The trail to Annapurna Base Camp was a lot more climbing and descending on stone paths than I was expecting from looking at the elevation plot in Lonely Planet. Every day you climb up and down about 1500 meters. It can be very hard on joints, especially knees. With our training we had no problems on the trail. I would also recommend trekking poles to help ease the burden on the knees.
Health Issues and Altitude
Getting physically fit for the trek was easy compared to staying healthy on the trail. Gastric difficulties hit the second day and both my husband and I, as well as our guide, came down with a bad cough in the middle of the trip. Take plenty of Ciprofloxacin for stomach issues and cold/cough medication.
We were taking for Acetazolamide to help ease the effects of altitude, but really very little of the trail was above 10,000 feet. On the second day around Ghorepani the trail peaks at around 3200 meters and then doesn’t get that high again until day 6 at Deurali. (ABC) Annapurna Base Camp is at 4130, something over 12,000 ft. We had very little difficulty with the altitude, but did see one person at ABC with serious altitude sickness.
Final Remarks and Trail Route Recommendations
The biggest thing I would change if I were to do the trip again is to shorten the trip. Although the scenery was even more spectacular than I had imagined, the tea house experience and crowded trails wore on me. In my opinion if you are heading all the way to ABC, Ghorepani doesn’t add much to the experience and I would instead take the trail in from Phedi. The trail from Phedi all the way up to ABC includes all the best views. On the way back you could shorten the trip by heading to Nayapul via Ghandruk. We did not do this section so I can’t vouch for it. I also heard that they are building a road to Ghandruk so it may be possible to start or end in Ghandruk.

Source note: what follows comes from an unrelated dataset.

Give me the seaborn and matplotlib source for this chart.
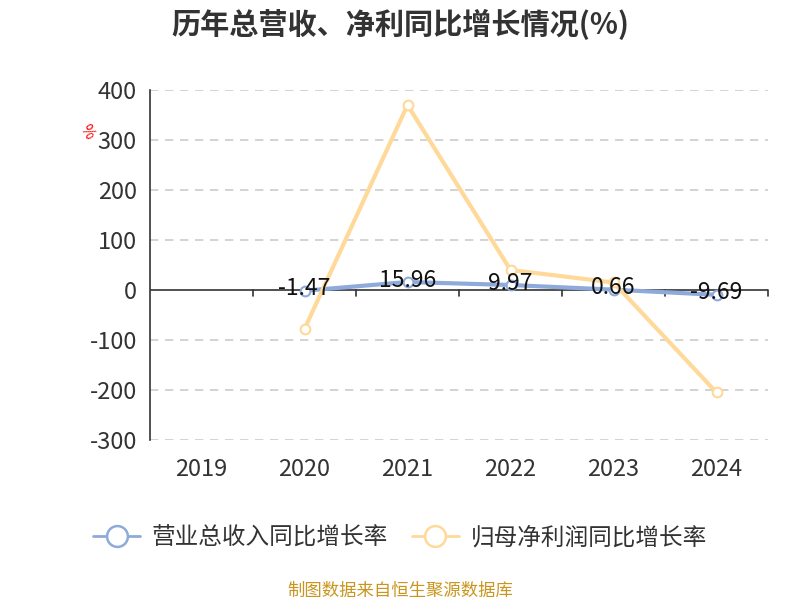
import numpy as np
import pandas as pd
import matplotlib.pyplot as plt
import seaborn as sns
from matplotlib.lines import Line2D

years = ['2019', '2020', '2021', '2022', '2023', '2024']
revenue_growth = [np.nan, -1.47, 15.96, 9.97, 0.66, -9.69]
profit_growth = [np.nan, -78.0, 370.0, 40.0, 15.0, -205.0]
series_names = ['营业总收入同比增长率', '归母净利润同比增长率']
colors = ['#8eaadb', '#ffd99a']

sns.set_theme(style='white')
plt.rcParams['font.family'] = ['Noto Sans CJK SC', 'DejaVu Sans']
plt.rcParams['axes.unicode_minus'] = False

df = pd.DataFrame({
    'pos': list(range(len(years))) * 2,
    'value': revenue_growth + profit_growth,
    'series': [series_names[0]] * len(years) + [series_names[1]] * len(years),
})
palette = dict(zip(series_names, colors))

fig = plt.figure(figsize=(8, 6), dpi=100)
ax = fig.add_axes([0.1875, 0.2667, 0.7725, 0.5833])

# dashed grid
for y in range(-300, 500, 100):
    if y != 0:
        ax.axhline(y, color='#cccccc', lw=1.2, ls=(0, (5, 4)), zorder=0)

sns.lineplot(data=df.dropna(), x='pos', y='value', hue='series',
             palette=palette, hue_order=series_names, lw=3,
             marker='o', markersize=7, markerfacecolor='white',
             markeredgewidth=1.5, ax=ax, legend=False, zorder=3)
for line, c in zip(ax.lines[-2:], colors):
    line.set_markeredgecolor(c)

for i, v in enumerate(revenue_growth):
    if not np.isnan(v):
        ax.text(i, v + 4, f'{v:.2f}', ha='center', va='center',
                fontsize=16.5, color='#111111', zorder=5)

ax.set_xlim(-0.5, 5.5)
ax.set_ylim(-300, 400)
ax.set_yticks(range(-300, 500, 100))
ax.set_xticks(range(len(years)))
ax.set_xticklabels(years)
ax.tick_params(axis='y', labelsize=17, colors='#333333', length=6, width=1.2)
ax.tick_params(axis='x', labelsize=17, colors='#333333', length=0, pad=13)
for t in ax.get_yticklabels() + ax.get_xticklabels():
    t.set_color('#333333')

for s in ['top', 'right', 'bottom']:
    ax.spines[s].set_visible(False)
ax.spines['left'].set_color('#333333')
ax.spines['left'].set_linewidth(1.2)
ax.axhline(0, color='#333333', lw=1.2, zorder=2)
for b in np.arange(0.5, 6.0, 1.0):
    ax.plot([b, b], [0, -12], color='#333333', lw=1.2, clip_on=False, zorder=2)
ax.set_xlabel('')
ax.set_ylabel('')

fig.text(0.108, 0.78, '%', color='red', fontsize=11, rotation=-60,
         ha='center', va='center')

fig.suptitle('历年总营收、净利同比增长情况(%)', x=0.5, y=0.985,
             fontsize=21, fontweight='bold', color='#333333')

# legend
handles = [Line2D([0], [0], color=c, lw=2, marker='o', markersize=15,
                  markerfacecolor='white', markeredgewidth=1.8)
           for c in colors]
fig.legend(handles, series_names, loc='center', bbox_to_anchor=(0.5, 0.103),
           ncol=2, frameon=False, fontsize=17, handlelength=2.0,
           handletextpad=0.5, columnspacing=1.0, labelcolor='#333333')

fig.text(0.5, 0.0, '制图数据来自恒生聚源数据库', ha='center', va='bottom',
         fontsize=12.5, color='#c8961e')

fig.savefig('out.png', dpi=100)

And to conclude, by all means if you are going to do this trip and can manage the climb I would go all the way to ABC. It is absolutely worth it.

My Journal
Day 1 Nayapul to Tikhedgungga
Day 2 Tikhedgunga to Ghorepani
Day 3 Ghorepani to Chuile
Day 4 Chuile to Chomrong
Day 5 Chomrong to Bamboo
Day 6 Bamboo to Deurali
Day 7 Deurali to ABC
Day 8 ABC to Bamboo
Day 9 Bamboo to Jhinudanda
Day 10 Jhinundanda to Pothana
Day 11 Pothana to Phedi
For links to all the posts related to the trek see the Annapurna Base Camp page.
For links to all the posts in this series see the Nepal page.
Thank you Debbie!! When/if I ever do this trek, I’ll be sure to take your recommendations! How long would the trek take if one shortened it to what you have recommended?
You could probably have pneumonia and still kick 90% of people in the butt! 🙂 Way to go girl!
Hi Hali, You’re too funny! You could probably cut it down to 8 or 9 days, but I wouldn’t do much less than that or you’ll end up with really long days. You want to have fun too and not exhaust yourself.